I was also thinking a lot about body image today. It started because as I was walking over to the pool, wearing my suit and cover-up I became aware that my thighs were rubbing together while walking. Not just a little bit up at the top which is normal for me, but the entire thigh area pretty much down to my knees. So here's the thing; this didn't bother me one bit. There was no twinge of guilt, not a negative thought at all...in fact, I felt very good that I was even walking my swollen enlarged self over to the pool to swim, in public, in a too tight bathing suit. I have really accepted my physical form that I've struggled against since senior year when I started to put on weight and into adulthood as I continued; obsessed with food, diet, exercise, etc. I haven't yo-yo'ed like Oprah, but I've gone through the stages that I suppose most people have through adulthood; put it on, take it off, try this diet or that, a cleansing fast here or there, eliminate this or only eat that; exercise commitments held then abandoned, glaring looks to the desk that binds me, or sometimes the couch. Top it off with the ever frustrating thyroid issues that make all efforts sometimes seem for naught and I've been a guilt ridden, down on myself kind of girl with moments of clarity, strength and focus for over ten years now ever since I grew out of the 32 inch waist mens jeans I wore in high school (either I didn't have a junior's section or I didn't know it existed, but men's jeans made my butt look better than the 'mom jean' alternative in the women's section.
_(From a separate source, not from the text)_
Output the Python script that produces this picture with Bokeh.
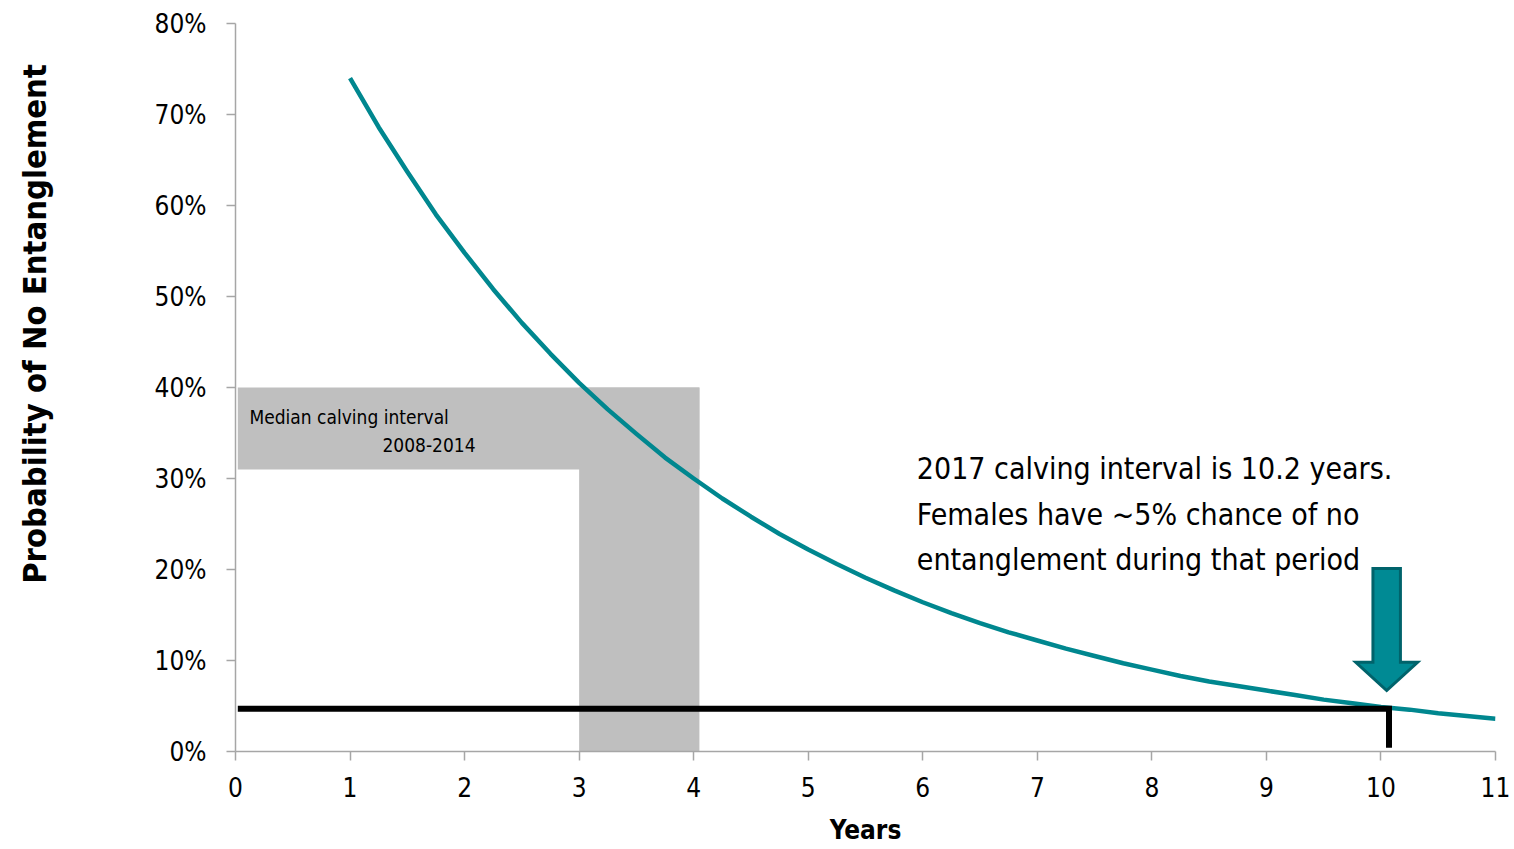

Anywho, the point of all this was that I'm now at my heaviest (I just went over my previous heaviest weight I think thanks to those aforementioned milkshakes) and I'm the happiest with my body in a long time. I don't know why this is or if any other ladies experience this thinking solely linked to pregnancy in some way, but I feel great in my adult skin for one of the first times 100%, stretch marks, cellulite and all! As much as I'm ready to be able to be limber at the waist again, I think I'm going to miss my belly. Well, I'm hungry and there is a full kitchen of assorted items calling and whispering to me that I should pick this over that, but I'm sort of in the mood for crab rangoons to be honest, but that seems like so much effort!